ECLI:NL:CBB:2019:343
College van Beroep voor het bedrijfsleven
- Eerste aanleg - meervoudig
- Rechtspraak.nl
Randvoorwaardenkorting op GLB-betalingen wegens niet-emissiearme aanwending van drijfmest
In deze zaak heeft het College van Beroep voor het bedrijfsleven op 13 augustus 2019 uitspraak gedaan in een geschil tussen een maatschap en de minister van Landbouw, Natuur en Voedselkwaliteit. De maatschap had bezwaar gemaakt tegen een randvoorwaardenkorting van 20% op de rechtstreekse betalingen die zij voor het jaar 2016 ontving in het kader van het Gemeenschappelijk Landbouwbeleid (GLB). Deze korting was opgelegd omdat de maatschap niet-emissiearme aanwending van drijfmest had gepleegd, wat in strijd is met de geldende regelgeving.
Het primaire besluit van de minister, dat de korting oplegde, was gebaseerd op een controle uitgevoerd door toezichthouders van de Nederlandse Voedsel- en Warenautoriteit (NVWA). Tijdens deze controle werd vastgesteld dat de maatschap de mest niet op de juiste wijze had uitgereden, wat leidde tot de conclusie dat er sprake was van niet-naleving van de randvoorwaarden. De maatschap voerde aan dat zij onterecht was gehoord en dat de toezichthouders zich niet correct hadden gedragen tijdens de controle.
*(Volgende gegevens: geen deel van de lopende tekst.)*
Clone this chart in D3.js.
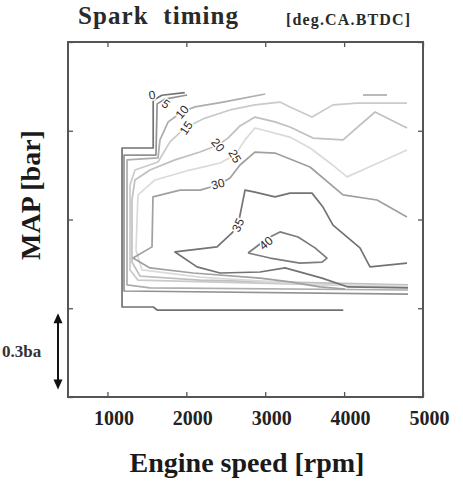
<!DOCTYPE html>
<html><head><meta charset="utf-8">
<script src="https://cdn.jsdelivr.net/npm/d3@7/dist/d3.min.js"></script>
<style>body{margin:0;background:#fff}svg{display:block}</style>
</head><body>
<svg id="chart" width="463" height="481"></svg>
<script>
// ---- data (engine speed in rpm, MAP in bar) ----
const xTicks = [1000, 2000, 3000, 4000, 5000];
const xTickLabels = ["1000", "2000", "3000", "4000", "5000"];
const yTicks = [0.25, 0.6, 0.95, 1.3, 1.65];
const levels = [0, 5, 10, 15, 20, 25, 30, 35, 40];

const c0 = [[[1980,1.450],[1690,1.440],[1580,1.420],[1580,1.232],[1185,1.232],[1185,0.605],[1580,0.605],[1630,0.593],[3990,0.593]]];
const c5 = [[[2010,1.441],[1730,1.425],[1630,1.406],[1615,1.204],[1210,1.204],[1210,0.668],[4810,0.656]]];
const c10 = [[[3000,1.445],[2465,1.413],[2110,1.394],[1945,1.374],[1770,1.335],[1666,1.264],[1641,1.193],[1248,1.185],[1248,0.692],[1539,0.680],[4810,0.672]],
             [[4240,1.441],[4544,1.441]]];
const c15 = [[[4797,1.409],[4163,1.409],[3859,1.402],[3593,1.354],[3314,1.394],[3187,1.413],[2870,1.402],[2554,1.382],[2237,1.350],[1983,1.311],[1793,1.256],[1641,1.177],[1349,1.145],[1286,1.086],[1286,0.751],[1387,0.711],[4810,0.684]]];
const c20 = [[[4797,1.311],[4392,1.374],[3986,1.264],[3606,1.271],[3314,1.315],[3124,1.335],[2870,1.354],[2680,1.319],[2528,1.271],[2401,1.244],[2173,1.216],[1856,1.185],[1539,1.145],[1349,1.106],[1311,1.027],[1311,0.782],[1413,0.727],[2173,0.711],[4810,0.692]]];
const c25 = [[[4797,1.224],[4290,1.153],[4037,1.118],[3821,1.173],[3568,1.232],[3314,1.275],[2870,1.311],[2744,1.264],[2617,1.204],[2427,1.173],[2046,1.145],[1603,1.106],[1387,1.047],[1362,0.830],[1438,0.751],[2173,0.723],[3694,0.692],[4810,0.688]]];
const c30 = [[[4797,0.960],[4417,1.027],[3986,1.047],[3568,1.157],[3124,1.212],[2870,1.216],[2680,1.165],[2554,1.114],[2401,1.086],[2173,1.066],[1920,1.066],[1577,1.039],[1565,0.842],[1324,0.798],[1539,0.759],[2085,0.739],[2934,0.719],[3314,0.704],[3694,0.684],[4011,0.676]]];
const c35 = [[[4797,0.778],[4328,0.763],[4201,0.838],[3859,0.928],[3732,0.999],[3593,1.054],[3314,1.054],[3124,1.039],[2870,1.058],[2744,1.066],[2706,1.007],[2655,0.928],[2579,0.897],[2389,0.842],[1856,0.822],[2135,0.763],[2427,0.739],[2934,0.743],[3251,0.759],[3720,0.719],[4049,0.684],[4810,0.680]]];
const c40 = [[[2782,0.818],[3035,0.877],[3187,0.901],[3416,0.881],[3631,0.838],[3783,0.798],[3720,0.782],[3441,0.778],[3061,0.798],[2782,0.818]]];
const contourSets = [c0, c5, c10, c15, c20, c25, c30, c35, c40];

const labelRpm = [1565, 1742, 1945, 1996, 2401, 2617, 2401, 2655, 3010];
const labelBar = [1.441, 1.406, 1.374, 1.311, 1.244, 1.200, 1.090, 0.928, 0.857];
const labelAngle = [-10, 35, -50, -55, 50, 60, -15, -65, -40];
const arrowBar = [0.28, 0.58];

// ---- styles ----
const levelColor = ["#727272","#929292","#adadad","#cacaca","#c0c0c0","#dadada","#a0a0a0","#737373","#7c7c7c"];

const svg = d3.select("#chart");
const W = 463, H = 481;
const L = 68, R = 423, T = 42, B = 397;
svg.append("rect").attr("width", W).attr("height", H).attr("fill", "#fff");

const x = d3.scaleLinear().domain([500, 5000]).range([L, R]);
const y = d3.scaleLinear().domain([0.25, 1.65]).range([B, T]);

const serif = "'Liberation Serif','Times New Roman',serif";

// contours
svg.append("clipPath").attr("id", "clip").append("rect")
  .attr("x", L).attr("y", T).attr("width", R - L).attr("height", B - T);
const g = svg.append("g").attr("clip-path", "url(#clip)");
const line = d3.line().x(d => x(d[0])).y(d => y(d[1]));
contourSets.forEach((segs, i) => {
  segs.forEach(seg => {
    g.append("path").attr("d", line(seg)).attr("fill", "none")
      .attr("stroke", levelColor[i]).attr("stroke-width", 1.7)
      .attr("stroke-linejoin", "round");
  });
});

// contour labels
levels.forEach((lv, i) => {
  svg.append("text")
    .attr("transform", `translate(${x(labelRpm[i])},${y(labelBar[i])}) rotate(${labelAngle[i]})`)
    .attr("text-anchor", "middle").attr("dy", "0.35em")
    .attr("font-family", "'Liberation Sans',Arial,sans-serif").attr("font-size", 12)
    .attr("fill", "#2a2a2a").attr("stroke", "#fff").attr("stroke-width", 3)
    .attr("paint-order", "stroke")
    .text(String(lv));
});

// axes (inward ticks)
const axB = svg.append("g").attr("transform", `translate(0,${B})`)
  .call(d3.axisBottom(x).tickValues(xTicks).tickFormat((d, i) => xTickLabels[i]).tickSizeInner(-5).tickSizeOuter(0).tickPadding(14));
const axT = svg.append("g").attr("transform", `translate(0,${T})`)
  .call(d3.axisTop(x).tickValues(xTicks).tickFormat("").tickSizeInner(-5).tickSizeOuter(0));
const axL = svg.append("g").attr("transform", `translate(${L},0)`)
  .call(d3.axisLeft(y).tickValues(yTicks).tickFormat("").tickSizeInner(-5).tickSizeOuter(0));
const axR = svg.append("g").attr("transform", `translate(${R},0)`)
  .call(d3.axisRight(y).tickValues(yTicks).tickFormat("").tickSizeInner(-5).tickSizeOuter(0));
[axB, axT, axL, axR].forEach(a => {
  a.select(".domain").remove();
  a.selectAll(".tick line").attr("stroke", "#555").attr("stroke-width", 1.3);
});
axB.selectAll(".tick text").attr("font-family", serif).attr("font-weight", "bold")
  .attr("font-size", 20).attr("fill", "#222").attr("dx", 6);

// frame
svg.append("rect").attr("x", L).attr("y", T).attr("width", R - L).attr("height", B - T)
  .attr("fill", "none").attr("stroke", "#555").attr("stroke-width", 2);

// titles
svg.append("text").attr("x", 78).attr("y", 24)
  .attr("font-family", serif).attr("font-weight", "bold").attr("font-size", 25)
  .attr("fill", "#2a2a2a").attr("textLength", 160).attr("lengthAdjust", "spacing")
  .style("white-space", "pre").text("Spark  timing");
svg.append("text").attr("x", 286).attr("y", 25)
  .attr("font-family", serif).attr("font-weight", "bold").attr("font-size", 16)
  .attr("fill", "#2a2a2a").attr("textLength", 124).attr("lengthAdjust", "spacing")
  .text("[deg.CA.BTDC]");

svg.append("text").attr("transform", "translate(40,195) rotate(-90)")
  .attr("text-anchor", "middle")
  .attr("font-family", serif).attr("font-weight", "bold").attr("font-size", 28)
  .attr("fill", "#1a1a1a").text("MAP [bar]");

svg.append("text").attr("x", 247).attr("y", 472).attr("text-anchor", "middle")
  .attr("font-family", serif).attr("font-weight", "bold").attr("font-size", 28)
  .attr("fill", "#1a1a1a").text("Engine speed [rpm]");

// 0.3 bar scale arrow
const ax = 58;
const yTop = y(arrowBar[1]), yBot = y(arrowBar[0]);
svg.append("line").attr("x1", ax).attr("x2", ax).attr("y1", yTop + 6).attr("y2", yBot - 6)
  .attr("stroke", "#111").attr("stroke-width", 2);
svg.append("path").attr("d", `M${ax},${yTop} L${ax - 4.5},${yTop + 10} L${ax + 4.5},${yTop + 10} Z`).attr("fill", "#111");
svg.append("path").attr("d", `M${ax},${yBot} L${ax - 4.5},${yBot - 10} L${ax + 4.5},${yBot - 10} Z`).attr("fill", "#111");
svg.append("text").attr("x", 2).attr("y", 357)
  .attr("font-family", serif).attr("font-weight", "bold").attr("font-size", 17)
  .attr("fill", "#333").text("0.3ba");
</script>
</body></html>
Het College oordeelde dat de minister terecht de randvoorwaardenkorting had opgelegd. De argumenten van de maatschap over de hoorplicht en de wijze van controle werden verworpen. Het College stelde vast dat de toezichthouders op basis van hun bevindingen in het proces-verbaal konden concluderen dat de mest niet emissiearm was aangewend. De maatschap had niet aangetoond dat er sprake was van overmacht of dat de toezichthouders onterecht hadden gehandeld. De uitspraak bevestigde dat de minister bevoegd was om de korting op te leggen en dat de impact van de beslissing op de maatschap niet leidde tot een verlaging van de korting.